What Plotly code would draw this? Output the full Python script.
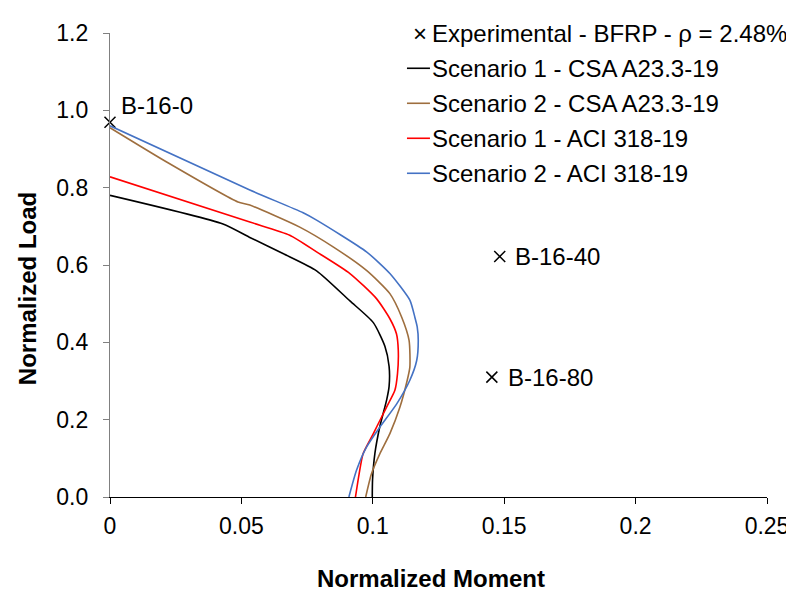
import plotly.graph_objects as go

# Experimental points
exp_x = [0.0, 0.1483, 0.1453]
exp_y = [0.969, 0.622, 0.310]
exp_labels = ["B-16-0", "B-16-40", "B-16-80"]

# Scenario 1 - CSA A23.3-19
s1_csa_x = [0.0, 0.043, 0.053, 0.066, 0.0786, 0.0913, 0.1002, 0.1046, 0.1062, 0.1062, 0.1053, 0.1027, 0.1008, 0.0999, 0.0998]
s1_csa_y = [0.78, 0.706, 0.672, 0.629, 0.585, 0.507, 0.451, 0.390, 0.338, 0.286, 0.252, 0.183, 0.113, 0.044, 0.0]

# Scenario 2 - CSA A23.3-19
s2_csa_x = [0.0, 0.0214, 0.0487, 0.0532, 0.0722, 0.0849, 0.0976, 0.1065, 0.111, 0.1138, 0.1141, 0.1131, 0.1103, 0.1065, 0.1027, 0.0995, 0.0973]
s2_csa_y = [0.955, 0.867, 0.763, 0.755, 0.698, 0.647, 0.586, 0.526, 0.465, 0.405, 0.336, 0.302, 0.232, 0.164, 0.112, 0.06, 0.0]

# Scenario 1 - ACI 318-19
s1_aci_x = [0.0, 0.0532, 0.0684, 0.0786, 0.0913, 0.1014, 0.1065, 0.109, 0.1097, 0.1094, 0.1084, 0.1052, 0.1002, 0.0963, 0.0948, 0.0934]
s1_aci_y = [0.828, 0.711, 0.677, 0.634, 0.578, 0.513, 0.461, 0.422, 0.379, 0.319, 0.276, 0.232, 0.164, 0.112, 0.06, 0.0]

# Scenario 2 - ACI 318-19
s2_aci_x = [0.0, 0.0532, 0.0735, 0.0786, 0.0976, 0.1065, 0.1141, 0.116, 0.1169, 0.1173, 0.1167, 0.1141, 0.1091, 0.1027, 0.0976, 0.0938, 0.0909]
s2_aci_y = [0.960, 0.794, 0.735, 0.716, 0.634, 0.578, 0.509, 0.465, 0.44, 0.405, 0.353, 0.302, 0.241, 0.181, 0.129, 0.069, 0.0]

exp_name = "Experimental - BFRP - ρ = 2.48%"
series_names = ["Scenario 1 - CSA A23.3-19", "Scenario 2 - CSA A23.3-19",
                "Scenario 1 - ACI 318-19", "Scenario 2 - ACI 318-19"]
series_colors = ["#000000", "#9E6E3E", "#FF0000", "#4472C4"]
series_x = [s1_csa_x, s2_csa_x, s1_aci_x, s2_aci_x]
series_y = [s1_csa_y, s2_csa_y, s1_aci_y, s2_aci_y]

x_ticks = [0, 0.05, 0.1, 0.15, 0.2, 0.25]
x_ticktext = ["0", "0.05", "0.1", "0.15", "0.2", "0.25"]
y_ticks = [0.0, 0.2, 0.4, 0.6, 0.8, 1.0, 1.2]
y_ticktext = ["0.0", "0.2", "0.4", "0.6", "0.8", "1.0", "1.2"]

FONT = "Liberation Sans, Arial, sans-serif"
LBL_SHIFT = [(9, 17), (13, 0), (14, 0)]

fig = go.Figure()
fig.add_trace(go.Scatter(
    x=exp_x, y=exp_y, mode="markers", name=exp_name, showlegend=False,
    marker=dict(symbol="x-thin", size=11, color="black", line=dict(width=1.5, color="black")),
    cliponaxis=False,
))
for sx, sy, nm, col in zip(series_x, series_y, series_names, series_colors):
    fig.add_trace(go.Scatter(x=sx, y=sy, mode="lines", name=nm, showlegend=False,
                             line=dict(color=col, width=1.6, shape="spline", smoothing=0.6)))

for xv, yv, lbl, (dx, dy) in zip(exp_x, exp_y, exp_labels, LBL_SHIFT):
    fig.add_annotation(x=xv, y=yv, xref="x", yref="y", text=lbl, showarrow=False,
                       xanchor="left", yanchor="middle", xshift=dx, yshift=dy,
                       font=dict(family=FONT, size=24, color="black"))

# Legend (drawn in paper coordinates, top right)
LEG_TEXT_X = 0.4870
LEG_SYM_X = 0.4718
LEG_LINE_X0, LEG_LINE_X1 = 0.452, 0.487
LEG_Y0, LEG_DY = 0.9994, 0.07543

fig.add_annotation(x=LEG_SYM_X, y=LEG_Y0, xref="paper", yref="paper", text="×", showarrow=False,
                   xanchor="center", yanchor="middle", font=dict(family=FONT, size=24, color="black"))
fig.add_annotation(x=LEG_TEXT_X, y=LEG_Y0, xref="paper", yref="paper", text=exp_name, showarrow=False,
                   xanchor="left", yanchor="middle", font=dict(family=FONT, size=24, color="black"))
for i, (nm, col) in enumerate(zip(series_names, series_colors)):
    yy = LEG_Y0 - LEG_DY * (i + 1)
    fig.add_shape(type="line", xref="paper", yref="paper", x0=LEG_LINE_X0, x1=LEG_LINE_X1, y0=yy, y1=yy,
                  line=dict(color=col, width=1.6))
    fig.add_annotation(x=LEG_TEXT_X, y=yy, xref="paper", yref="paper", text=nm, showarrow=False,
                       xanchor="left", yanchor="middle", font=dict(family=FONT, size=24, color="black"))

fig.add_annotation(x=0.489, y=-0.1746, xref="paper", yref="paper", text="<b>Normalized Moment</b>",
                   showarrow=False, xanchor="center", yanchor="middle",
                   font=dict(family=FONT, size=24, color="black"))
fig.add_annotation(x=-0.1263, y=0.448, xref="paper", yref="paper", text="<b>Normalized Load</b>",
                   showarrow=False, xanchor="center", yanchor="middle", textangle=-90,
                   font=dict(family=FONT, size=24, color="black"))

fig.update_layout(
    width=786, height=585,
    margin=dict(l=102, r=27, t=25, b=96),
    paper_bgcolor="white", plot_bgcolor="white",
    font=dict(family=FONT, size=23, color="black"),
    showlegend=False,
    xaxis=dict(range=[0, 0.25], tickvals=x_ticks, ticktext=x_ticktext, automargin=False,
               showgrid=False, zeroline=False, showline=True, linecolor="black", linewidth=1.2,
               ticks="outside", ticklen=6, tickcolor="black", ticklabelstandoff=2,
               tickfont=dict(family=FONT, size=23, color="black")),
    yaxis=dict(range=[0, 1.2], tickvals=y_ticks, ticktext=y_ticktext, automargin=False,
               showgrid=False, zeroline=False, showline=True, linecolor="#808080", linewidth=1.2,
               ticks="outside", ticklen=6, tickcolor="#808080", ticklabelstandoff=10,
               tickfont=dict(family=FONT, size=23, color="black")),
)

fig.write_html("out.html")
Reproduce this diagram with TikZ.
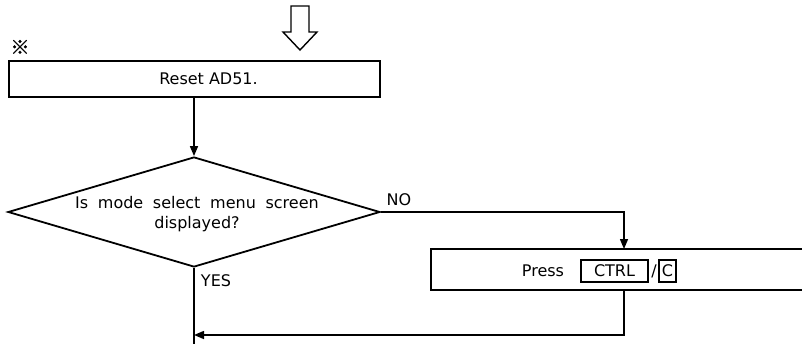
-- -- --
INSTRUCTIONS FOR THE TASK. Transcribe the entries from their first line to the line that holds "0.302, 0.232, 0.164, 0.112, 0.06, 0.0]", both included, and skip every picture.

EXERCISE SOLUTION.
What Plotly code would draw this? Output the full Python script.
import plotly.graph_objects as go

# Experimental points
exp_x = [0.0, 0.1483, 0.1453]
exp_y = [0.969, 0.622, 0.310]
exp_labels = ["B-16-0", "B-16-40", "B-16-80"]

# Scenario 1 - CSA A23.3-19
s1_csa_x = [0.0, 0.043, 0.053, 0.066, 0.0786, 0.0913, 0.1002, 0.1046, 0.1062, 0.1062, 0.1053, 0.1027, 0.1008, 0.0999, 0.0998]
s1_csa_y = [0.78, 0.706, 0.672, 0.629, 0.585, 0.507, 0.451, 0.390, 0.338, 0.286, 0.252, 0.183, 0.113, 0.044, 0.0]

# Scenario 2 - CSA A23.3-19
s2_csa_x = [0.0, 0.0214, 0.0487, 0.0532, 0.0722, 0.0849, 0.0976, 0.1065, 0.111, 0.1138, 0.1141, 0.1131, 0.1103, 0.1065, 0.1027, 0.0995, 0.0973]
s2_csa_y = [0.955, 0.867, 0.763, 0.755, 0.698, 0.647, 0.586, 0.526, 0.465, 0.405, 0.336, 0.302, 0.232, 0.164, 0.112, 0.06, 0.0]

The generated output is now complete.